Last year I chose to drop a lot of weight for my sport.  I lost the highest amount of weight with weights, diet and NO cardio


----------



## SparklingWaves (Sep 20, 2007)

Thanks for this.  I need to add weight training more with my exercise.


----------



## thestarsfall (Sep 22, 2007)

My strength training fundamentals prof in 1st year said that the fastest way to lose weight was to do the minimum cardio (like 15 mins) as a warmup and then do strength...eat healthy and you'll have a kickass body in no time...

I frickin love strength so that was a good thing for me 
	

	
	
		
		

		
		
	


	




I just gotta get back to the gym...


----------



## nylonbits (Oct 3, 2007)

Quote:

   Originally Posted by *thestarsfall* 

 
_My strength training fundamentals prof in 1st year said that the fastest way to lose weight was to do the minimum cardio (like 15 mins) as a warmup and then do strength...eat healthy and you'll have a kickass body in no time...
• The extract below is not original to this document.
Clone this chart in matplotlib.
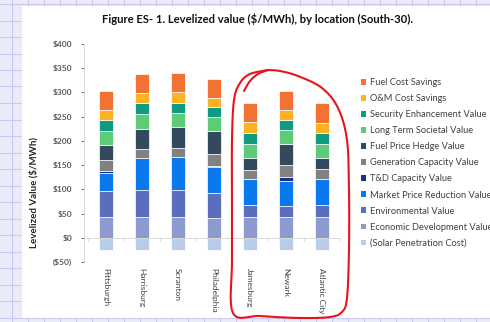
import numpy as np
import matplotlib
matplotlib.use("Agg")
import matplotlib.pyplot as plt
from matplotlib.patches import Rectangle, Patch
from matplotlib.lines import Line2D

plt.rcParams['font.family'] = ['Lato', 'DejaVu Sans']

# ---------------- data ----------------
locations = ["Pittsburgh", "Harrisburg", "Scranton", "Philadelphia",
             "Jamesburg", "Newark", "Atlantic City"]
solar_penetration_cost = [-26, -26, -26, -26, -26, -26, -26]
economic_development = [43, 43, 43, 40, 43, 42, 43]
environmental = [53, 55, 55, 53, 24, 24, 24]
market_price_reduction = [37, 66, 68, 53, 54, 52, 54]
td_capacity = [5, 1, 1, 2, 0, 7, 0]
generation_capacity = [22, 19, 19, 25, 19, 25, 20]
fuel_price_hedge = [31, 41, 42, 47, 24, 44, 24]
long_term_societal = [29, 30, 30, 29, 29, 29, 29]
security_enhancement = [23, 23, 21, 20, 23, 20, 22]
om_cost_savings = [21, 20, 21, 20, 22, 21, 21]
fuel_cost_savings = [40, 40, 41, 38, 41, 38, 41]

series_names = ["(Solar Penetration Cost)", "Economic Development Value",
                "Environmental Value", "Market Price Reduction Value",
                "T&D Capacity Value", "Generation Capacity Value",
                "Fuel Price Hedge Value", "Long Term Societal Value",
                "Security Enhancement Value", "O&M Cost Savings",
                "Fuel Cost Savings"]
series_values = [solar_penetration_cost, economic_development, environmental,
                 market_price_reduction, td_capacity, generation_capacity,
                 fuel_price_hedge, long_term_societal, security_enhancement,
                 om_cost_savings, fuel_cost_savings]
series_colors = ["#B9CDE9", "#8D9ACF", "#5B6EBE", "#0B79EE", "#1B2F8A",
                 "#818181", "#33495E", "#5ECB79", "#0F9A82", "#FDB223",
                 "#F17233"]
ytick_values = [-50, 0, 50, 100, 150, 200, 250, 300, 350, 400]
ytick_labels = ["($50)", "$0", "$50", "$100", "$150", "$200", "$250",
                "$300", "$350", "$400"]

W, H = 490, 322
fig = plt.figure(figsize=(W / 100, H / 100), dpi=100)

def fx(x):
    return x / W

def fy(y):
    return 1 - y / H

# spreadsheet-like background
fig.patch.set_facecolor("#EAEAF8")
for gx in np.arange(-4, W, 16):
    fig.add_artist(Line2D([fx(gx), fx(gx)], [0, 1], color="#C9C9EE", lw=0.8, zorder=-3))
for gy in np.arange(4, H, 16.5):
    fig.add_artist(Line2D([0, 1], [fy(gy), fy(gy)], color="#C9C9EE", lw=0.8, zorder=-3))
fig.add_artist(Rectangle((fx(22), fy(318)), 1 - fx(22), fy(6) - fy(318),
                         transform=fig.transFigure, facecolor="white",
                         edgecolor="none", zorder=-2))

ax = fig.add_axes([fx(84), fy(262), fx(340) - fx(84), fy(44) - fy(262)])
ax.set_zorder(1)
ax.set_facecolor("none")
x = np.arange(len(locations))
pos_bottom = np.zeros(len(locations))
for name, vals, col in zip(series_names, series_values, series_colors):
    v = np.array(vals, dtype=float)
    if name.startswith("("):
        ax.bar(x, v, 0.39, bottom=0, color=col, edgecolor="white", linewidth=0.5, label=name, zorder=2)
    else:
        ax.bar(x, v, 0.39, bottom=pos_bottom, color=col, edgecolor="white", linewidth=0.5, label=name, zorder=2)
        pos_bottom += v

ax.set_xlim(-0.6, 6.5)
ax.set_ylim(-50, 400)
ax.set_yticks(ytick_values)
ax.set_yticklabels(ytick_labels)
ax.tick_params(axis="y", labelsize=6, colors="#595959", length=2.5, width=0.6, pad=6)
for lab in ax.get_yticklabels():
    lab.set_fontweight("bold")
for s in ["top", "right"]:
    ax.spines[s].set_visible(False)
ax.spines["left"].set_color("#D9D9D9")
ax.spines["left"].set_linewidth(0.7)
ax.spines["bottom"].set_position(("data", 0))
ax.spines["bottom"].set_color("#D9D9D9")
ax.spines["bottom"].set_linewidth(0.7)
ax.set_xticks(x)
ax.set_xticklabels(locations, rotation=270, fontsize=6, color="#404040")
ax.tick_params(axis="x", length=0, pad=22)
ax.set_xticks(np.arange(-0.5, 6.6, 1), minor=True)
ax.tick_params(axis="x", which="minor", length=3, color="#D9D9D9", width=0.6)

fig.text(fx(34), fy(193), "Levelized Value ($/MWh)", rotation=90, ha="center",
         va="center", fontsize=7, fontweight="bold", color="#262626")
fig.text(fx(258), fy(19), "Figure ES- 1. Levelized value ($/MWh), by location (South-30).",
         ha="center", va="center", fontsize=8.1, fontweight="bold", color="#111111")

handles = [Patch(facecolor=c, edgecolor="none") for c in series_colors[::-1]]
fig.legend(handles, series_names[::-1], loc="upper left",
           bbox_to_anchor=(fx(361), fy(78)), frameon=False, fontsize=6.7,
           handlelength=0.55, handleheight=0.55, handletextpad=0.45,
           labelspacing=0.76, borderaxespad=0, borderpad=0, labelcolor="#404040")

# red hand-drawn annotation loop
def smooth(pts, n=20):
    pts = np.array(pts, dtype=float)
    out = []
    P = np.vstack([pts[0], pts, pts[-1]])
    for i in range(1, len(P) - 2):
        p0, p1, p2, p3 = P[i - 1], P[i], P[i + 1], P[i + 2]
        for t in np.linspace(0, 1, n, endpoint=False):
            t2, t3 = t * t, t * t * t
            out.append(0.5 * ((2 * p1) + (-p0 + p2) * t + (2 * p0 - 5 * p1 + 4 * p2 - p3) * t2
                              + (-p0 + 3 * p1 - 3 * p2 + p3) * t3))
    out.append(P[-2])
    return np.array(out)

loop = smooth([(268, 70), (250, 74), (240, 83), (234, 100), (232, 140), (232, 200),
               (232, 260), (233, 313), (260, 316), (300, 318), (330, 317), (342, 312),
               (347, 298), (349, 250), (349, 190), (347, 140), (338, 108), (322, 88),
               (298, 76), (280, 71), (268, 70)])
hook = smooth([(244, 91), (250, 81), (258, 74), (268, 70)])
for path in (loop, hook):
    fig.add_artist(Line2D(fx(path[:, 0]), fy(path[:, 1]), color="#E8141C", lw=1.5,
                          solid_capstyle="round", zorder=10))

fig.savefig("out.png", dpi=100, facecolor=fig.get_facecolor())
I frickin love strength so that was a good thing for me 
	

	
	
		
		

		
		
	


	




I just gotta get back to the gym..._

 
hahaha. no kidding eh? I should go to the gym tomorrow! I read that article too...but sometimes I just feel really good about myself after doing 30 minutes of cardio. I'm planning to get a trainer to get started on strength training though, time to get fit!


----------



## Leilani78 (Oct 19, 2007)

I remember reading that article a few months ago. I love the section about the sense of accomplishment with weight training. I feel that i accomplish more when i meet my strength goals, compared to meeting my cardio goals. haha. And whats even better is that they mentioned that muscles take months to grow and do not grow instantly. THANK YOU SPORTS PHYSIOLOGY!


----------



## BeautyPsycho (Oct 19, 2007)

Both are very important. At least 30 minutes of cardio because it takes your body that long to start responding.


----------